Lung cancer, the most common cancer worldwide, is targeted with radiation therapy (RT) in nearly one-half of cases. RT planning is a manual, resource-intensive process that can take days to weeks to complete, and even highly trained physicians vary in their determinations of how much tissue to target with radiation. Furthermore, a shortage of radiation-oncology practitioners and clinics worldwide is expected to grow as cancer rates increase.
Brigham and Women’s Hospital researchers and collaborators, working under the Artificial Intelligence in Medicine Program of Mass General Brigham, developed and validated a deep learning algorithm that can identify and outline (“segment”) a non-small cell lung cancer (NSCLC) tumor on a computed tomography (CT) scan within seconds. Their research, published in Lancet Digital Health, also demonstrates that radiation oncologists using the algorithm in simulated clinics performed as well as physicians not using the algorithm, while working 65 percent more quickly.
“The biggest translation gap in AI applications to medicine is the failure to study how to use AI to improve human clinicians, and vice versa,” said corresponding author Raymond Mak, MD, of the Brigham’s Department of Radiation Oncology. “We’re studying how to make human-AI partnerships and collaborations that result in better outcomes for patients.
The benefits of this approach for patients include greater consistency in segmenting tumors and accelerated times to treatment. The clinician benefits include a reduction in mundane but difficult computer work, which can reduce burnout and increase the time they can spend with patients.”
The researchers used CT images from 787 patients to train their model to distinguish tumors from other tissues. They tested the algorithm’s performance using scans from over 1,300 patients from increasingly external datasets.
Developing and validating the algorithm involved close collaboration between data scientists and radiation oncologists. For example, when the researchers observed that the algorithm was incorrectly segmenting CT scans involving the lymph nodes, they retrained the model with more of these scans to improve its performance.

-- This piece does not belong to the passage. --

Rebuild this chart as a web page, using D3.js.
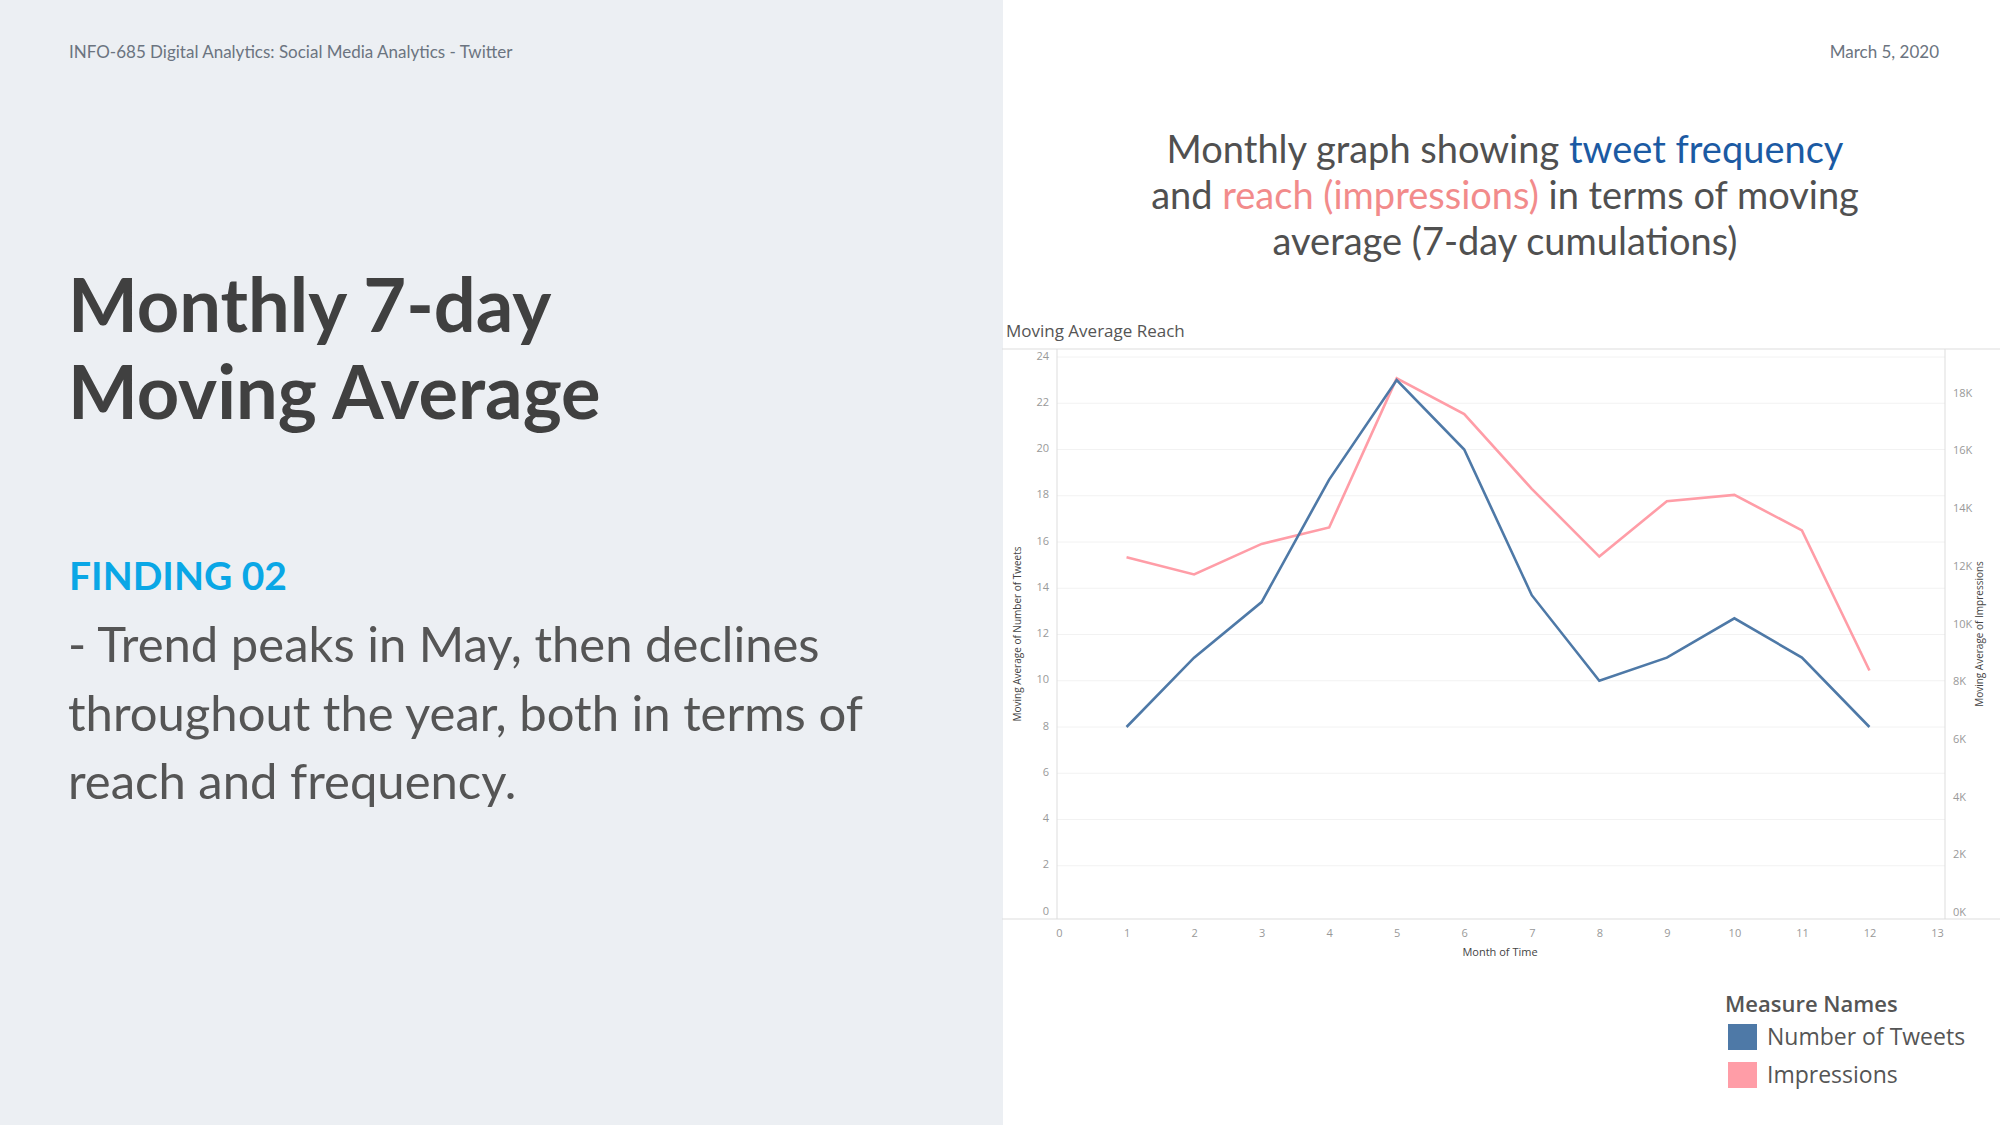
<!DOCTYPE html>
<html><head><meta charset="utf-8">
<script src="https://cdn.jsdelivr.net/npm/d3@7"></script>
<style>body{margin:0;background:#fff}svg{display:block}</style></head>
<body><svg id="c" width="2000" height="1125"></svg>
<script>
const months=[1,2,3,4,5,6,7,8,9,10,11,12];
const tweets=[8,11,13.4,18.7,23,20,13.7,10,11,12.7,11,8];
const impressions=[12300,11700,12760,13330,18500,17260,14670,12320,14240,14460,13230,8370];
const xTicks=d3.range(0,14);
const yLeftTicks=d3.range(0,25,2);
const yRightTicks=[0,2000,4000,6000,8000,10000,12000,14000,16000,18000];
const seriesNames=["Number of Tweets","Impressions"];
const colors=["#4e79a7","#ff9da7"];

const svg=d3.select("#c");
const F="Lato, 'Open Sans', sans-serif";
svg.append("rect").attr("width",1003).attr("height",1125).attr("fill","#eceff3");
svg.append("text").attr("x",69).attr("y",58).attr("font-family",F).attr("font-size",17).attr("fill","#6b7480").text("INFO-685  Digital Analytics: Social Media Analytics - Twitter");
svg.append("text").attr("x",1939).attr("y",58).attr("text-anchor","end").attr("font-family",F).attr("font-size",17).attr("fill","#6b7480").text("March 5, 2020");
["Monthly 7-day","Moving Average"].forEach((t,i)=>svg.append("text").attr("x",68).attr("y",332+i*87).attr("font-family",F).attr("font-weight",700).attr("font-size",74).attr("fill","#404040").text(t));
svg.append("text").attr("x",69).attr("y",590).attr("font-family",F).attr("font-weight",700).attr("font-size",39).attr("fill","#0aa7e6").text("FINDING 02");
["- Trend peaks in May, then declines","throughout the year, both in terms of","reach and frequency."].forEach((t,i)=>svg.append("text").attr("x",68).attr("y",662+i*68.5).attr("font-family",F).attr("font-size",49).attr("fill","#555").text(t));

// subtitle
const sub=[[["Monthly graph showing ","#505050"],["tweet frequency","#1b5aa3"]],[["and ","#505050"],["reach (impressions)","#f28b8b"],[" in terms of moving","#505050"]],[["average (7-day cumulations)","#505050"]]];
sub.forEach((line,i)=>{const t=svg.append("text").attr("x",1505).attr("y",163+i*46).attr("text-anchor","middle").attr("font-family",F).attr("font-size",38);line.forEach(s=>t.append("tspan").attr("fill",s[1]).text(s[0]));});

svg.append("text").attr("x",1006).attr("y",337).attr("font-family","'Open Sans',sans-serif").attr("font-size",17).attr("fill","#555").text("Moving Average Reach");
svg.append("line").attr("x1",1002).attr("x2",2000).attr("y1",349).attr("y2",349).attr("stroke","#ddd");

const x=d3.scaleLinear().domain([0,13]).range([1059,1937]);
const yL=d3.scaleLinear().domain([0,24]).range([912,357]);
const yR=d3.scaleLinear().domain([0,19240]).range([912,357]);
const g=svg.append("g");
yLeftTicks.forEach(v=>{if(v>0)g.append("line").attr("x1",1057).attr("x2",1945).attr("y1",yL(v)).attr("y2",yL(v)).attr("stroke","#f2f2f2");});
g.append("line").attr("x1",1057).attr("x2",1057).attr("y1",349).attr("y2",919).attr("stroke","#ddd");
g.append("line").attr("x1",1945).attr("x2",1945).attr("y1",349).attr("y2",919).attr("stroke","#ddd");
g.append("line").attr("x1",1002).attr("x2",2000).attr("y1",919).attr("y2",919).attr("stroke","#ddd");
const tf="'Open Sans',sans-serif";
const axL=d3.axisLeft(yL).tickValues(yLeftTicks).tickSize(0).tickPadding(8);
const gl=svg.append("g").attr("transform","translate(1057,0)").call(axL);
const axR=d3.axisRight(yR).tickValues(yRightTicks).tickSize(0).tickPadding(8).tickFormat(d=>d/1000+"K");
const gr=svg.append("g").attr("transform","translate(1945,0)").call(axR);
const axB=d3.axisBottom(x).tickValues(xTicks).tickSize(0).tickPadding(8);
const gb=svg.append("g").attr("transform","translate(0,921)").call(axB);
[gl,gr,gb].forEach(a=>{a.select(".domain").remove();a.selectAll("text").attr("font-family",tf).attr("font-size",11).attr("fill","#999");});
gl.selectAll("text").attr("dy","0.2em");
svg.append("text").attr("x",1500).attr("y",956).attr("text-anchor","middle").attr("font-family",tf).attr("font-size",11).attr("fill","#444").text("Month of Time");
svg.append("text").attr("transform","translate(1021,634) rotate(-90)").attr("text-anchor","middle").attr("font-family",tf).attr("font-size",10).attr("fill","#444").text("Moving Average of Number of Tweets");
svg.append("text").attr("transform","translate(1983,634) rotate(-90)").attr("text-anchor","middle").attr("font-family",tf).attr("font-size",10).attr("fill","#444").text("Moving Average of Impressions");

const line=(ys,arr)=>d3.line().x((d,i)=>x(months[i])).y(d=>ys(d))(arr);
svg.append("path").attr("d",line(yR,impressions)).attr("fill","none").attr("stroke",colors[1]).attr("stroke-width",2.6);
svg.append("path").attr("d",line(yL,tweets)).attr("fill","none").attr("stroke",colors[0]).attr("stroke-width",2.6);

svg.append("text").attr("x",1725).attr("y",1012).attr("font-family",tf).attr("font-weight",600).attr("font-size",22).attr("fill","#555").text("Measure Names");
seriesNames.forEach((n,i)=>{
 svg.append("rect").attr("x",1728).attr("y",1024+i*38).attr("width",29).attr("height",26).attr("fill",colors[i]);
 svg.append("text").attr("x",1767).attr("y",1045+i*38).attr("font-family",tf).attr("font-size",23).attr("fill","#555").text(n);
});
</script></body></html>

Finally, the researchers asked eight radiation oncologists to perform segmentation tasks as well as rate and edit segmentations produced by either another expert physician or the algorithm (they were not told which). There was no significant difference in performance between human-AI collaborations and human-produced (de novo) segmentations.
Intriguingly, physicians worked 65 percent faster and with 32 percent less variation when editing an AI-produced segmentation compared to a manually produced one, even though they were unaware of which one they were editing. They also rated the quality of AI-drawn segmentations more highly than the human expert-drawn segmentations in this blinded study.
Going forward, the researchers plan to combine this work with AI models they designed previously that can identify “organs at risk” of receiving undesired radiation during cancer treatment (such as the heart) and thereby exclude them from radiotherapy. They are continuing to study how physicians interact with AI to ensure that AI-partnerships help, rather than harm, clinical practice, and are developing a second, independent segmentation algorithm that can verify both human and AI-drawn segmentations.
“This study presents a novel evaluation strategy for AI models that emphasizes the importance of human-AI collaboration,” said co-author Hugo Aerts, PhD, of the Department of Radiation Oncology. “This is especially necessary because in silico (computer-modeled) evaluations can give different results than clinical evaluations. Our approach can help pave the way towards clinical deployment.”